◆ Collected material:
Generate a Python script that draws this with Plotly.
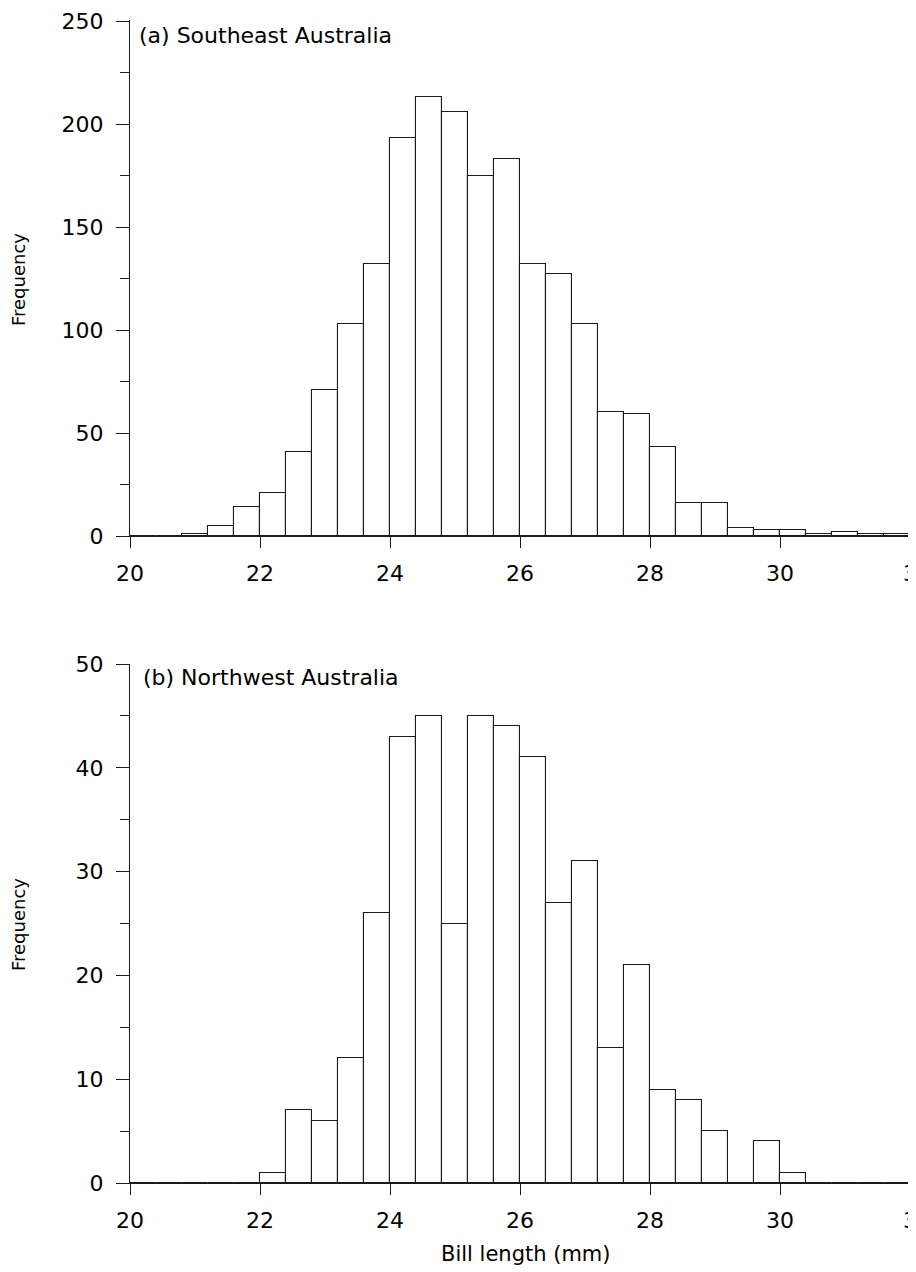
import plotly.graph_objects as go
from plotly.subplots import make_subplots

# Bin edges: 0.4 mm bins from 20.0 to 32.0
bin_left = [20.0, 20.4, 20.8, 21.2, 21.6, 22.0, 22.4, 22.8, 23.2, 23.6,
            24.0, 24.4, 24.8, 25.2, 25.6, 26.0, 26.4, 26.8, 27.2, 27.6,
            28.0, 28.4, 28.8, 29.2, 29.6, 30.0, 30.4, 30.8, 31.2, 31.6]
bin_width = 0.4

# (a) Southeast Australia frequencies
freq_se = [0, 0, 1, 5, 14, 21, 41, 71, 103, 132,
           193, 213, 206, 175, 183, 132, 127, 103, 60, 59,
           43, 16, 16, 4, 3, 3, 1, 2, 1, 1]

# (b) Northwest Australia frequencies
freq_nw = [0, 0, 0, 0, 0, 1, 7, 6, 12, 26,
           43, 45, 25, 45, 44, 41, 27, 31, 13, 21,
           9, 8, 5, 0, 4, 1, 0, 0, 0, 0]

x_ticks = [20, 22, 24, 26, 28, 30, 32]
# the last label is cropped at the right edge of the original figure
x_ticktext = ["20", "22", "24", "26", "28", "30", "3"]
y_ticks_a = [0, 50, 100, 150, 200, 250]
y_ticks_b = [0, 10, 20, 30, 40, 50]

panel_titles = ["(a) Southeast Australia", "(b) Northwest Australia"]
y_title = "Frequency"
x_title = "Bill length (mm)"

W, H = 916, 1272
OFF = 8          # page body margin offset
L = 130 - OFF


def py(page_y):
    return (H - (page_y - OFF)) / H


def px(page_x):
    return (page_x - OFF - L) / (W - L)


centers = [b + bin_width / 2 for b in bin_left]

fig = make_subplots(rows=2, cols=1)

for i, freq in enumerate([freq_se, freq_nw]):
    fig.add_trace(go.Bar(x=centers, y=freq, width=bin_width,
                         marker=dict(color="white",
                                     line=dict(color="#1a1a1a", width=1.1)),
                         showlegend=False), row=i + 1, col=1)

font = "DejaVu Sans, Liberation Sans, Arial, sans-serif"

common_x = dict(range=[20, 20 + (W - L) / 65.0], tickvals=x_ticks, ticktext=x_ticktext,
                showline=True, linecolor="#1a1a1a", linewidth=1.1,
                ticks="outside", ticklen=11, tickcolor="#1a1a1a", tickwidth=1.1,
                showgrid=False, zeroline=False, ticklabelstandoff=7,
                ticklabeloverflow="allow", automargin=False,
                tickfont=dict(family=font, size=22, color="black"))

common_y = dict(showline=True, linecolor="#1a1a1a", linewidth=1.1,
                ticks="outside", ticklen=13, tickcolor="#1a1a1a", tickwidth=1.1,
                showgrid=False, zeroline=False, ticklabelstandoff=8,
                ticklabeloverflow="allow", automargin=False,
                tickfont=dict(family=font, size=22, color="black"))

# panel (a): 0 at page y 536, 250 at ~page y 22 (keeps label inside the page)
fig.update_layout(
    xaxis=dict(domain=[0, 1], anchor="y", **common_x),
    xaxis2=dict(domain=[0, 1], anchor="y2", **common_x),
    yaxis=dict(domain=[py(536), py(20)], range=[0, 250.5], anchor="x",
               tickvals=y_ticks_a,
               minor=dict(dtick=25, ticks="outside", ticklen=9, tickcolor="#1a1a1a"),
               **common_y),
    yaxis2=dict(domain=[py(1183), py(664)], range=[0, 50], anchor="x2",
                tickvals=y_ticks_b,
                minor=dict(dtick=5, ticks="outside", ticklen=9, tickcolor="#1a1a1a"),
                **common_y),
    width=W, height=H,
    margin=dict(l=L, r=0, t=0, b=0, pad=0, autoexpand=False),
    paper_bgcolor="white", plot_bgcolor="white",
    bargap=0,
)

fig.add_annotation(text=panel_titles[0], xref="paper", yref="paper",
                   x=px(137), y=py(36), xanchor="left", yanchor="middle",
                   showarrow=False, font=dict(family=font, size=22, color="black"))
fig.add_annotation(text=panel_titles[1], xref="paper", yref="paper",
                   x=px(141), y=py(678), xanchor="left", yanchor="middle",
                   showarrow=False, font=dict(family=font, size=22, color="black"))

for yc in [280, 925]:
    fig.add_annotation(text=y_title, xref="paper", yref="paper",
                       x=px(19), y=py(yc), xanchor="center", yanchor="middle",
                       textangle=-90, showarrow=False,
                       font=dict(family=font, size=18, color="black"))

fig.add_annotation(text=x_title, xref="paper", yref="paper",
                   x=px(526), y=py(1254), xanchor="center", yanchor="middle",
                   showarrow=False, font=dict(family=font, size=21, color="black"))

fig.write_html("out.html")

◆ Given request:
Repeat all the data as it stands, dropping any images it holds.

◆ Solution for this problem:
Generate a Python script that draws this with Plotly.
import plotly.graph_objects as go
from plotly.subplots import make_subplots

# Bin edges: 0.4 mm bins from 20.0 to 32.0
bin_left = [20.0, 20.4, 20.8, 21.2, 21.6, 22.0, 22.4, 22.8, 23.2, 23.6,
            24.0, 24.4, 24.8, 25.2, 25.6, 26.0, 26.4, 26.8, 27.2, 27.6,
            28.0, 28.4, 28.8, 29.2, 29.6, 30.0, 30.4, 30.8, 31.2, 31.6]
bin_width = 0.4

# (a) Southeast Australia frequencies
freq_se = [0, 0, 1, 5, 14, 21, 41, 71, 103, 132,
           193, 213, 206, 175, 183, 132, 127, 103, 60, 59,
           43, 16, 16, 4, 3, 3, 1, 2, 1, 1]

# (b) Northwest Australia frequencies
freq_nw = [0, 0, 0, 0, 0, 1, 7, 6, 12, 26,
           43, 45, 25, 45, 44, 41, 27, 31, 13, 21,
           9, 8, 5, 0, 4, 1, 0, 0, 0, 0]

x_ticks = [20, 22, 24, 26, 28, 30, 32]
# the last label is cropped at the right edge of the original figure
x_ticktext = ["20", "22", "24", "26", "28", "30", "3"]
y_ticks_a = [0, 50, 100, 150, 200, 250]
y_ticks_b = [0, 10, 20, 30, 40, 50]

panel_titles = ["(a) Southeast Australia", "(b) Northwest Australia"]
y_title = "Frequency"
x_title = "Bill length (mm)"

W, H = 916, 1272
OFF = 8          # page body margin offset
L = 130 - OFF


def py(page_y):
    return (H - (page_y - OFF)) / H


def px(page_x):
    return (page_x - OFF - L) / (W - L)


centers = [b + bin_width / 2 for b in bin_left]

fig = make_subplots(rows=2, cols=1)

for i, freq in enumerate([freq_se, freq_nw]):
    fig.add_trace(go.Bar(x=centers, y=freq, width=bin_width,
                         marker=dict(color="white",
                                     line=dict(color="#1a1a1a", width=1.1)),
                         showlegend=False), row=i + 1, col=1)

font = "DejaVu Sans, Liberation Sans, Arial, sans-serif"

common_x = dict(range=[20, 20 + (W - L) / 65.0], tickvals=x_ticks, ticktext=x_ticktext,
                showline=True, linecolor="#1a1a1a", linewidth=1.1,
                ticks="outside", ticklen=11, tickcolor="#1a1a1a", tickwidth=1.1,
                showgrid=False, zeroline=False, ticklabelstandoff=7,
                ticklabeloverflow="allow", automargin=False,
                tickfont=dict(family=font, size=22, color="black"))

common_y = dict(showline=True, linecolor="#1a1a1a", linewidth=1.1,
                ticks="outside", ticklen=13, tickcolor="#1a1a1a", tickwidth=1.1,
                showgrid=False, zeroline=False, ticklabelstandoff=8,
                ticklabeloverflow="allow", automargin=False,
                tickfont=dict(family=font, size=22, color="black"))

# panel (a): 0 at page y 536, 250 at ~page y 22 (keeps label inside the page)
fig.update_layout(
    xaxis=dict(domain=[0, 1], anchor="y", **common_x),
    xaxis2=dict(domain=[0, 1], anchor="y2", **common_x),
    yaxis=dict(domain=[py(536), py(20)], range=[0, 250.5], anchor="x",
               tickvals=y_ticks_a,
               minor=dict(dtick=25, ticks="outside", ticklen=9, tickcolor="#1a1a1a"),
               **common_y),
    yaxis2=dict(domain=[py(1183), py(664)], range=[0, 50], anchor="x2",
                tickvals=y_ticks_b,
                minor=dict(dtick=5, ticks="outside", ticklen=9, tickcolor="#1a1a1a"),
                **common_y),
    width=W, height=H,
    margin=dict(l=L, r=0, t=0, b=0, pad=0, autoexpand=False),
    paper_bgcolor="white", plot_bgcolor="white",
    bargap=0,
)

fig.add_annotation(text=panel_titles[0], xref="paper", yref="paper",
                   x=px(137), y=py(36), xanchor="left", yanchor="middle",
                   showarrow=False, font=dict(family=font, size=22, color="black"))
fig.add_annotation(text=panel_titles[1], xref="paper", yref="paper",
                   x=px(141), y=py(678), xanchor="left", yanchor="middle",
                   showarrow=False, font=dict(family=font, size=22, color="black"))

for yc in [280, 925]:
    fig.add_annotation(text=y_title, xref="paper", yref="paper",
                       x=px(19), y=py(yc), xanchor="center", yanchor="middle",
                       textangle=-90, showarrow=False,
                       font=dict(family=font, size=18, color="black"))

fig.add_annotation(text=x_title, xref="paper", yref="paper",
                   x=px(526), y=py(1254), xanchor="center", yanchor="middle",
                   showarrow=False, font=dict(family=font, size=21, color="black"))

fig.write_html("out.html")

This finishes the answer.